### [Instructions to follow]
Reproduce the material below line by line, beginning with its first line and ending with the line that contains "plt.rcParams['mathtext.fontset'] = 'stix'"; leave out pictures.

### [Extracted material]
* begin *

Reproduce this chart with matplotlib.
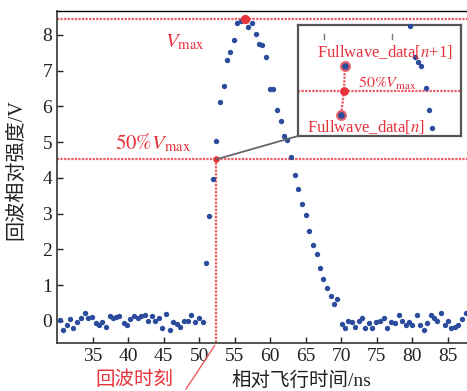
import numpy as np
import matplotlib
matplotlib.use("Agg")
import matplotlib.pyplot as plt
from matplotlib.patches import ConnectionPatch

plt.rcParams['font.family'] = ['Liberation Serif', 'Noto Sans CJK SC']
plt.rcParams['mathtext.fontset'] = 'stix'

#Sample times (ns) and echo voltage (V)
times = [30.41, 30.83, 31.35, 31.82, 32.29, 32.85, 33.31, 33.88, 34.34, 34.91,
         35.42, 35.89, 36.36, 36.92, 37.39, 37.90, 38.32, 38.79, 39.40, 39.87,
         40.34, 40.81, 41.37, 41.84, 42.35, 42.77, 43.38, 43.85, 44.32, 44.78,
         45.35, 45.86, 46.33, 46.89, 47.36, 47.82, 48.39, 48.90, 49.47, 49.93, 50.50,
         51.00, 51.43, 51.95, 52.40, 52.98, 53.44, 53.90, 54.38, 54.85, 55.40,
         55.87, 56.45, 56.95, 57.40, 57.97, 58.40, 58.85, 59.40, 60.00, 60.40,
         60.90, 61.50, 61.97, 62.43, 62.95, 63.50, 63.97, 64.44, 65.06, 65.50,
         66.00, 66.56, 67.00, 67.50, 68.05, 68.50, 69.00, 69.45,
         70.07, 70.53, 71.00, 71.56, 72.00, 72.50, 72.97, 73.40, 73.90, 74.40,
         74.90, 75.45, 76.00, 76.50, 76.95, 77.56, 78.10, 78.60, 79.10, 79.57,
         80.00, 80.60, 81.10, 81.60, 82.10, 82.57, 83.00, 83.50, 84.00, 84.60,
         85.00, 85.50, 85.97, 86.45, 87.00, 87.50]
volts = [0.03, -0.27, -0.11, 0.05, -0.20, -0.02, 0.07, 0.22, 0.07, 0.10,
         -0.07, -0.11, -0.03, -0.16, 0.14, 0.07, 0.12, 0.14, -0.07, -0.11,
         0.04, 0.14, 0.07, 0.14, 0.17, 0.00, 0.14, 0.00, 0.07, -0.20,
         0.19, -0.27, -0.02, -0.09, -0.18, 0.00, 0.00, 0.17, -0.02, 0.07, -0.02,
         1.62, 2.94, 3.98, 5.04, 6.12, 6.56, 7.31, 7.53, 7.85, 8.34,
         8.39, 8.45, 8.22, 8.34, 8.03, 7.76, 7.73, 7.38, 6.50, 6.50,
         5.91, 5.58, 5.16, 5.05, 4.58, 4.09, 3.69, 3.27, 2.95, 2.50,
         2.13, 1.88, 1.47, 1.17, 0.92, 0.70, 0.48, 0.62,
         -0.09, -0.19, 0.00, -0.02, -0.16, 0.00, 0.07, -0.19, -0.07, -0.21,
         -0.04, 0.00, 0.07, -0.19, -0.02, -0.05, 0.17, 0.00, -0.11, -0.02,
         -0.11, 0.15, -0.11, -0.25, -0.05, 0.15, 0.07, 0.00, 0.23, -0.11,
         0.00, -0.19, -0.16, -0.11, 0.05, 0.23]

v_half = 4.52      #50% Vmax level
t_half = 52.42     #echo time

xticks = [35, 40, 45, 50, 55, 60, 65, 70, 75, 80, 85]
yticks = [0, 1, 2, 3, 4, 5, 6, 7, 8]

#Inset (magnified sketch), in its own 0-100 units
in_pts_x = [28.8, 26.4]          #Fullwave_data[n+1], Fullwave_data[n]
in_pts_y = [63.1, 18.9]
in_mid = (28.2, 40.5)            #interpolated 50% point
in_dots_x = [68.7, 71.8, 73.4, 75.5, 78.3, 80.6, 82.0]
in_dots_y = [99.0, 71.4, 66.9, 63.3, 43.5, 23.4, 7.5]
in_marks_x = [16.0, 57.7]

blue = '#2b4c9c'
red = '#e8323c'
redline = '#ee5a64'

W, H = 467, 391
fig = plt.figure(figsize=(W / 100, H / 100), dpi=100)
ax = fig.add_axes([57 / W, 1 - 343 / H, 410 / W, 332 / H])

t = np.array(times)
v = np.array(volts)
ipk = int(np.argmax(v))
vmax = v[ipk]

ax.scatter(t, v, s=15, color=blue, zorder=3, linewidths=0)
ax.scatter([t[ipk]], [vmax], s=45, color=red, zorder=4, linewidths=0)
ax.scatter([t_half], [v_half], s=22, color=red, zorder=4, linewidths=0)

dot = (0, (1, 0.6))
ax.axhline(vmax, color=redline, lw=1.6, ls=dot, zorder=2)
ax.axhline(v_half, color=redline, lw=1.6, ls=dot, zorder=2)
ax.plot([t_half, t_half], [v_half, -0.62], color=redline, lw=1.6, ls=dot, zorder=2)

ax.set_xlim(30.0, 87.7)
ax.set_ylim(-0.62, 8.67)
ax.set_xticks(xticks)
ax.set_yticks(yticks)
ax.tick_params(direction='in', length=4, width=1, labelsize=14, colors='#222222')
ax.spines['right'].set_visible(False)
for s in ['left', 'bottom']:
    ax.spines[s].set_linewidth(1.3)
    ax.spines[s].set_color('#444444')
ax.spines['top'].set_linewidth(1.0)

ax.text(45.2, 7.65, r'$V_{\rm max}$', color=red, fontsize=15, va='baseline')
ax.text(38.1, 4.79, r'$50\%V_{\rm max}$', color=red, fontsize=15, va='baseline')

#pointer from label to echo time
ax.annotate('', xy=(t_half, -0.62), xytext=(-23, -35), textcoords='offset points',
            arrowprops=dict(arrowstyle='-', color=redline, lw=1.0), annotation_clip=False)

fig.text(134 / W, 1 - 380 / H, '回波时刻', color=red, fontsize=14, ha='center', va='center')
fig.text(301 / W, 1 - 380 / H, '相对飞行时间/ns', fontsize=14, ha='center', va='center',
         color='#222222')
fig.text(17 / W, 1 - 170 / H, '回波相对强度/V', fontsize=14.5, ha='center', va='center',
         rotation=90, color='#222222')

#inset
axi = fig.add_axes([298 / W, 1 - 136 / H, 163 / W, 111 / H])
axi.set_xlim(0, 100)
axi.set_ylim(0, 100)
axi.set_xticks([])
axi.set_yticks([])
for s in axi.spines.values():
    s.set_color('#555555')
    s.set_linewidth(1.6)
axi.axhline(in_mid[1], color=redline, lw=1.6, ls=dot)
axi.plot([in_pts_x[0], in_mid[0], in_pts_x[1]], [in_pts_y[0], in_mid[1], in_pts_y[1]],
         color=redline, lw=1.6, ls=dot)
axi.scatter(in_pts_x, in_pts_y, s=40, color=blue, edgecolors='#e8606a', linewidths=1.5, zorder=3)
axi.scatter([in_mid[0]], [in_mid[1]], s=40, color=red, linewidths=0, zorder=4)
axi.scatter(in_dots_x, in_dots_y, s=15, color=blue, linewidths=0, zorder=3, clip_on=False)
for mx in in_marks_x:
    axi.plot([mx, mx], [87, 92], color='#777777', lw=1)
axi.text(11.5, 71.4, 'Fullwave_data[$n$+1]', color=red, fontsize=12, va='baseline')
axi.text(36.8, 43.0, r'$50\%V_{\rm max}$', color=red, fontsize=11.5, va='baseline')
axi.text(5.3, 3.9, 'Fullwave_data[$n$]', color=red, fontsize=12, va='baseline')

con = ConnectionPatch(xyA=(t_half, v_half), coordsA=ax.transData,
                      xyB=(0, 0), coordsB=axi.transAxes, color='#666666', lw=1.3)
fig.add_artist(con)

fig.savefig('out.png', dpi=100)
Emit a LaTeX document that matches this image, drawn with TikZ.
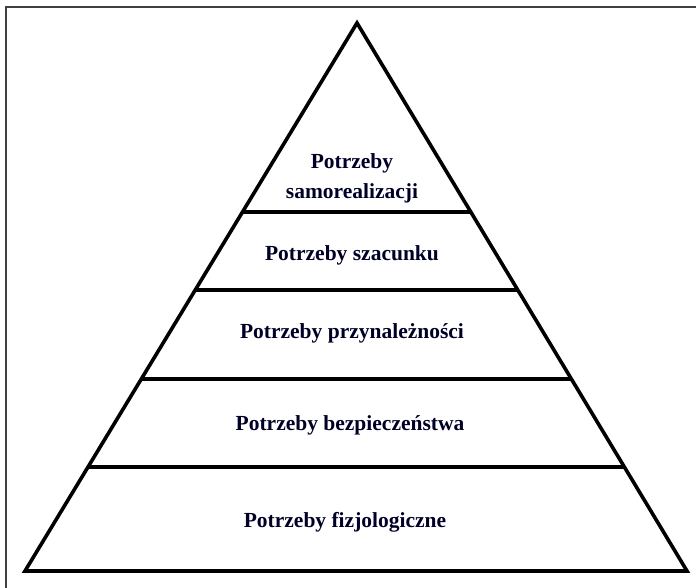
\documentclass[tikz,border=0pt]{standalone}
\usepackage{fontspec}
\setmainfont{Liberation Serif}
\usepackage{tikz}
\usetikzlibrary{calc}

\tikzset{
  level/.style={line width=3.6pt, black},
  label/.style={font=\bfseries\fontsize{21.5}{30}\selectfont, align=center, text=black!85!blue},
}

\begin{document}
\begin{tikzpicture}[x=1pt, y=-1pt]
  \useasboundingbox (0,0) rectangle (696,588);
  \draw[line width=1.3pt, black!75] (6,600) -- (6,7) -- (700,7);
  \coordinate (apex) at (357,23);
  \coordinate (bl) at (25,571);
  \coordinate (br) at (687,571);
  \foreach \t/\n in {0.345/1, 0.487/2, 0.650/3, 0.810/4} {
    \coordinate (l\n) at ($(apex)!\t!(bl)$);
    \coordinate (r\n) at ($(apex)!\t!(br)$);
  }
  \draw[level, line join=miter] (apex) -- (bl) -- (br) -- cycle;
  \draw[level] (l1) -- (r1);
  \draw[level] (l2) -- (r2);
  \draw[level] (l3) -- (r3);
  \draw[level] (l4) -- (r4);
  \node[label] (self) at (352,178) {Potrzeby\\samorealizacji};
  \node[label] (esteem) at (352,255) {Potrzeby szacunku};
  \node[label] (belong) at (352,333) {Potrzeby przynależności};
  \node[label] (safety) at (350,425) {Potrzeby bezpieczeństwa};
  \node[label] (physio) at (345,522) {Potrzeby fizjologiczne};
\end{tikzpicture}
\end{document}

* end *

### [Result of the exercise]
Reproduce this chart with matplotlib.
import numpy as np
import matplotlib
matplotlib.use("Agg")
import matplotlib.pyplot as plt
from matplotlib.patches import ConnectionPatch

plt.rcParams['font.family'] = ['Liberation Serif', 'Noto Sans CJK SC']
plt.rcParams['mathtext.fontset'] = 'stix'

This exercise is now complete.